A fé cristã na Palavra feita carne nos leva progressivamente à percepção que a “carne” é essencialmente uma “conversa”. Uma revelação contínua na história exige tanto seu tempo de escutar como o de falar, no mundo da presença mútua que está em expansão. A Palavra não é encarnada num grito imperialista que abafa outras vozes, mas como um discurso, sempre original e que cura, nas condições da fala humana. Se a Palavra é Deus, a verdade inteira não tem sido ouvida. É a verdade inteira que é a verdade que cura.

Uma compreensão da unicidade de Jesus faz também um bom sentido filosófico. Como dizíamos antes, não existe algo como um fato isolado. Isso significa que tampouco há algo como uma palavra nua e crua.

Todas as palavras, como todos os fatos, vêm vestidas de formas e culturas particulares; elas têm que ser interpretadas.
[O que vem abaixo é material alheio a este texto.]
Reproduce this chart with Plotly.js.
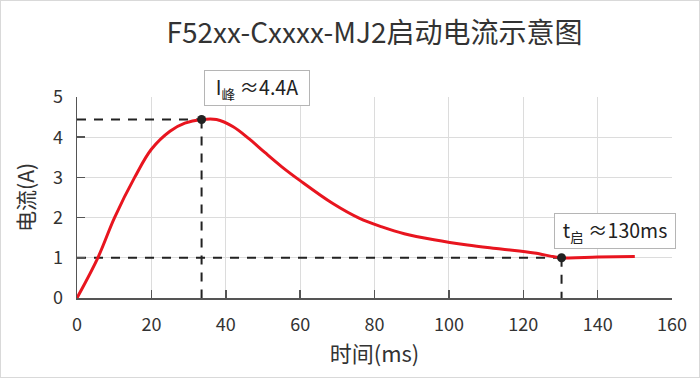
<!DOCTYPE html>
<html>
<head>
<meta charset="utf-8">
<script src="https://cdn.plot.ly/plotly-3.0.1.min.js"></script>
<style>
html,body{margin:0;padding:0;background:#fff;}
#wrap{position:relative;width:700px;height:378px;}
#chart{width:700px;height:378px;}
#frame{position:absolute;left:0;top:0;width:698px;height:376px;border:1px solid #d9d9d9;pointer-events:none;}
</style>
</head>
<body>
<div id="wrap"><div id="chart"></div><div id="frame"></div></div>
<script>
// Data
const timeMs = [0, 5.6, 10.1, 15.5, 20, 25, 29, 33.5, 37.5, 42, 46.4, 50.5, 55, 60, 68.8, 76, 82, 88, 96, 105, 114, 123, 130.3, 140, 150];
const currentA = [0, 1, 2, 3, 3.7, 4.15, 4.35, 4.44, 4.44, 4.26, 3.95, 3.62, 3.27, 2.92, 2.35, 1.98, 1.77, 1.60, 1.45, 1.32, 1.22, 1.12, 1.0, 1.02, 1.03];
const markT = [33.5, 130.3];
const markI = [4.44, 1.0];
const markLabels = ['I<sub>峰</sub> ≈4.4A', 't<sub>启</sub> ≈130ms'];
const xTicks = [0, 20, 40, 60, 80, 100, 120, 140, 160];
const yTicks = [0, 1, 2, 3, 4, 5];

const FONT = '"Noto Sans CJK SC", "Noto Sans", sans-serif';
const dashStyle = {color: '#222', width: 2, dash: '9px,8px'};

const traces = [];
for (let i = 0; i < markT.length; i++) {
  traces.push({x: [0, markT[i]], y: [markI[i], markI[i]], mode: 'lines', line: dashStyle, hoverinfo: 'skip', showlegend: false, cliponaxis: false});
  traces.push({x: [markT[i], markT[i]], y: [markI[i], 0], mode: 'lines', line: dashStyle, hoverinfo: 'skip', showlegend: false, cliponaxis: false});
}
traces.push({
  x: timeMs, y: currentA, mode: 'lines',
  line: {color: '#e8151f', width: 3, shape: 'spline', smoothing: 1},
  showlegend: false, cliponaxis: false
});
traces.push({
  x: markT, y: markI, mode: 'markers',
  marker: {color: '#222', size: 9},
  showlegend: false, cliponaxis: false
});

// label box positions (paper coords)
const annPos = [[0.302, 1.045], [0.904, 0.332]];
const annSize = [[96, 26], [112, 26]];
const annotations = markLabels.map((t, i) => ({
  x: annPos[i][0], y: annPos[i][1], xref: 'paper', yref: 'paper',
  xanchor: 'center', yanchor: 'middle',
  text: t, showarrow: false,
  width: annSize[i][0], height: annSize[i][1],
  font: {family: FONT, size: 19.5, color: '#222'},
  bgcolor: '#fff', bordercolor: '#b5b5b5', borderwidth: 1, borderpad: 4
}));

const axisCommon = {
  showgrid: true, gridcolor: '#dcdcdc', gridwidth: 1,
  zeroline: false, showline: true, linecolor: '#555', linewidth: 1.5,
  ticks: 'inside', ticklen: 8, tickcolor: '#555', tickwidth: 1.5,
  tickfont: {family: FONT, size: 18, color: '#333'}
};

const layout = {
  width: 700, height: 378,
  margin: {l: 77, r: 28, t: 97, b: 80},
  paper_bgcolor: '#fff', plot_bgcolor: '#fff',
  title: {text: 'F52xx-Cxxxx-MJ2启动电流示意图', x: 0.535, xanchor: 'center', yref: 'container', y: 0.912, yanchor: 'middle',
          font: {family: FONT, size: 28, color: '#333'}},
  xaxis: Object.assign({}, axisCommon, {
    range: [0, 160], tickvals: xTicks, ticktext: xTicks.map(String), ticklabelstandoff: 10,
    title: {text: '时间(ms)', font: {family: FONT, size: 22, color: '#333'}, standoff: 8}
  }),
  yaxis: Object.assign({}, axisCommon, {
    range: [0, 5], tickvals: yTicks, ticktext: yTicks.map(String), ticklabelstandoff: 9,
    title: {text: '电流(A)', font: {family: FONT, size: 21, color: '#333'}, standoff: 12}
  }),
  annotations: annotations,
  showlegend: false
};

Plotly.newPlot('chart', traces, layout, {displayModeBar: false, staticPlot: true});
</script>
</body>
</html>
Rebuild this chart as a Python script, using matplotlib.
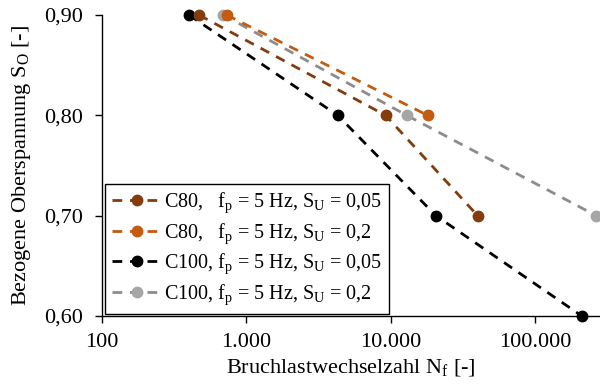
import numpy as np
import matplotlib.pyplot as plt
from matplotlib.ticker import FixedLocator, FuncFormatter

plt.rcParams['font.family'] = ['Liberation Serif', 'DejaVu Serif']
plt.rcParams['mathtext.fontset'] = 'custom'
plt.rcParams['mathtext.rm'] = 'Liberation Serif'
plt.rcParams['mathtext.it'] = 'Liberation Serif:italic'

# Daten
so_c80_005 = [0.90, 0.80, 0.70]
nf_c80_005 = [469, 9180, 39800]
so_c80_02 = [0.90, 0.80]
nf_c80_02 = [729, 17950]
so_c100_005 = [0.90, 0.80, 0.70, 0.60]
nf_c100_005 = [400, 4280, 20450, 209000]
so_c100_02 = [0.90, 0.80, 0.70]
nf_c100_02 = [692, 12850, 263000]

labels = [r'C80,   f$_\mathrm{p}$ = 5 Hz, S$_\mathrm{U}$ = 0,05',
          r'C80,   f$_\mathrm{p}$ = 5 Hz, S$_\mathrm{U}$ = 0,2',
          r'C100, f$_\mathrm{p}$ = 5 Hz, S$_\mathrm{U}$ = 0,05',
          r'C100, f$_\mathrm{p}$ = 5 Hz, S$_\mathrm{U}$ = 0,2']

fig = plt.figure(figsize=(6, 3.9), dpi=100)
ax = fig.add_axes([0.17, 0.19, 0.83, 0.7715])

series = [
    (nf_c80_005, so_c80_005, '#843C0C', '#843C0C'),
    (nf_c80_02, so_c80_02, '#C55A11', '#C55A11'),
    (nf_c100_005, so_c100_005, 'black', 'black'),
    (nf_c100_02, so_c100_02, '#8C8C8C', '#A6A6A6'),
]
# zeichnen in umgekehrter Reihenfolge, damit C80 oben liegt wie im Original
order = [2, 3, 0, 1]
handles = [None] * 4
for i in order:
    nf, so, lc, mc = series[i]
    h, = ax.plot(nf, so, linestyle=(0, (3.5, 2.8)), color=lc, lw=2.0,
                 marker='o', ms=7.5, markerfacecolor=mc, markeredgecolor=mc,
                 label=labels[i], clip_on=False)
    handles[i] = h

ax.set_xscale('log')
ax.set_xlim(100, 2.8e5)
ax.set_ylim(0.60, 0.90)

ax.xaxis.set_major_locator(FixedLocator([100, 1000, 10000, 100000]))
ax.xaxis.set_minor_locator(FixedLocator([]))
ax.xaxis.set_major_formatter(FuncFormatter(lambda v, p: f'{int(round(v)):,}'.replace(',', '.')))
ax.yaxis.set_major_locator(FixedLocator([0.60, 0.70, 0.80, 0.90]))
ax.yaxis.set_major_formatter(FuncFormatter(lambda v, p: f'{v:.2f}'.replace('.', ',')))

for s in ['top', 'right']:
    ax.spines[s].set_visible(False)
for s in ['left', 'bottom']:
    ax.spines[s].set_linewidth(1.0)
ax.tick_params(axis='both', direction='out', length=5, width=1.0, labelsize=16)
ax.tick_params(axis='x', pad=7)
ax.tick_params(axis='y', pad=9)

ax.set_xlabel(r'Bruchlastwechselzahl N$_\mathrm{f}$ [-]', fontsize=16, labelpad=4)
ax.set_ylabel(r'Bezogene Oberspannung S$_\mathrm{O}$ [-]', fontsize=16, labelpad=8)

leg = ax.legend(handles=handles, loc='lower left', bbox_to_anchor=(0.006, 0.007),
                borderaxespad=0, fontsize=14.5, handlelength=2.5, handletextpad=0.1,
                fancybox=False, edgecolor='black', framealpha=1,
                labelspacing=0.3, borderpad=0.35)
leg.get_frame().set_linewidth(1.0)

fig.savefig('out.png', dpi=100)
O sentido de uma palavra não é simplesmente uma fruta a pegar da árvore; de preferência, ela deve ser processada antes de ser consumida e apreciada. Assim, como admite Frans Josef van Beeck, se os cristãos acreditam que, na Palavra de Deus em Jesus, “Deus recebeu definitivamente a humanidade e o mundo na vida divina”, devem lembrar também que “a plenitude deste compromisso divino permanece um assunto de esperança, isto é, de uma profissão de fé que permanece verdadeira somente na medida em que seja interpretada perspectivamente”. Semelhante pretensão de uma revelação definitiva “depende inteiramente do discernimento, isto é, funciona no nível de interpretação” (van Beeck 1991, 559).
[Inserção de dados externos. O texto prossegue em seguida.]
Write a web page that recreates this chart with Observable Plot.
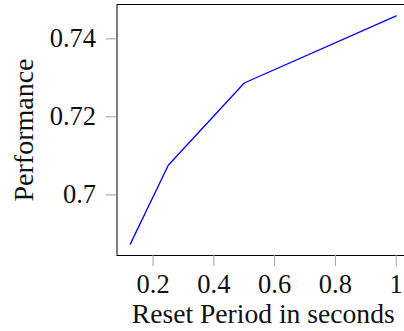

A Palavra “definitiva” de Deus em Jesus deve ser interpretada – e interpretada perspectivamente. Isso significa: no meio das perspectivas, múltiplas e mutáveis, da história; significa também: em conversa com outras Palavras na história. Sem uma conversa com outras Palavras, os cristãos não podem compreender verdadeiramente o que significa a Palavra “definitiva” em Jesus! Isso, certamente, torna pretensões “definitivas” muito menos imperialistas e muito mais relacionais.[22]
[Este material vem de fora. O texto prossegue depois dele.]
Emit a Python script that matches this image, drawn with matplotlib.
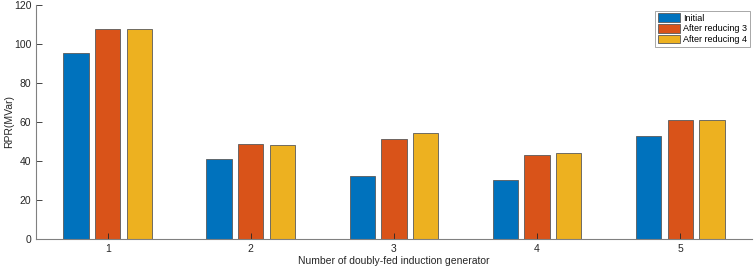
import numpy as np
import matplotlib.pyplot as plt

plt.rcParams['font.family'] = ['Liberation Sans', 'DejaVu Sans']

generators = [1, 2, 3, 4, 5]
initial = [95.5, 41.0, 32.5, 30.2, 52.8]
after_3 = [108.0, 48.8, 51.2, 43.0, 61.0]
after_4 = [108.0, 48.0, 54.2, 44.2, 61.0]
series_names = ['Initial', 'After reducing 3', 'After reducing 4']
colors = ['#0072BD', '#D95319', '#EDB120']

fig = plt.figure(figsize=(7.54, 2.69), dpi=100)
ax = fig.add_axes([0.048, 0.1125, 0.949, 0.868])

x = np.array(generators)
offsets = [-0.222, 0.0, 0.222]
for vals, name, c, off in zip([initial, after_3, after_4], series_names, colors, offsets):
    ax.bar(x + off, vals, width=0.176, color=c, edgecolor='#5a5a5a',
           linewidth=0.6, label=name)

ax.set_xlim(0.5, 5.5)
ax.set_ylim(0, 120)
ax.set_xticks(generators)
ax.set_yticks(range(0, 121, 20))
ax.tick_params(direction='in', length=4, width=0.6, colors='#262626', labelsize=7.5)
for s in ['top', 'right']:
    ax.spines[s].set_visible(False)
for s in ['left', 'bottom']:
    ax.spines[s].set_color('#808080')
    ax.spines[s].set_linewidth(0.8)

ax.set_xlabel('Number of doubly-fed induction generator', fontsize=7.5, color='#262626', labelpad=2)
ax.set_ylabel('RPR(MVar)', fontsize=7.5, color='#262626', va='center')
ax.yaxis.set_label_coords(-0.038, 0.5)

leg = ax.legend(loc='upper right', bbox_to_anchor=(0.9995, 0.985), fontsize=6.5,
                frameon=True, fancybox=False, edgecolor='#808080',
                handlelength=2.5, handleheight=1.1, handletextpad=0.3,
                borderpad=0.3, labelspacing=0.15, borderaxespad=0.2)
leg.get_frame().set_linewidth(0.6)

fig.savefig('out.png', dpi=100)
O que eu chamo de “unicidade relacional” foi designado também como “unicidade complementar” ou “unicidade inclusiva” (Thompson 1985, 388-393; Moran 1992). Para William Thompson, se acreditamos num Deus kenótico ou autoesvaziante, isto é, que “o Divino se autolimitou kenoticamente e se revelou dentro de formas culturais, necessariamente limitadas, das variadas religiões e de seus fundadores”, então nós temos que reconhecer também não apenas a unicidade e “a possível determinação” de muitas religiões, mas também sua necessidade de complementar uma à outra (Thompson 1987, 22-24). John Cobb indica a mesma compreensão complementar da unicidade quando responde sua própria pergunta: “Estou afirmando a unicidade cristã, então? Certamente e enfaticamente, sim! No entanto, eu estou afirmando a unicidade também do confucionismo, do budismo, do hinduismo, do islamismo e do judaísmo (Cobb 1990, 91-92). Cada religião é única, porém, não pode permanecer sozinha: Minhas afirmações de caráter exclusivo (leia-se: único) em relação a Cristo precisam não entrar em conflito com as afirmações budistas de caráter exclusivo em relação à percepção do buddahood,[23] cujo exemplo ideal é Gautama... Nós (os cristãos) deveríamos nos esforçar tanto para compartilhar o que tem sido exclusivo ao cristianismo como nos apropriar do que tem sido exclusivo a outras tradições. É isso do que trata um budismo cristianizado e um cristianismo budismizado (Cobb 1984, 177).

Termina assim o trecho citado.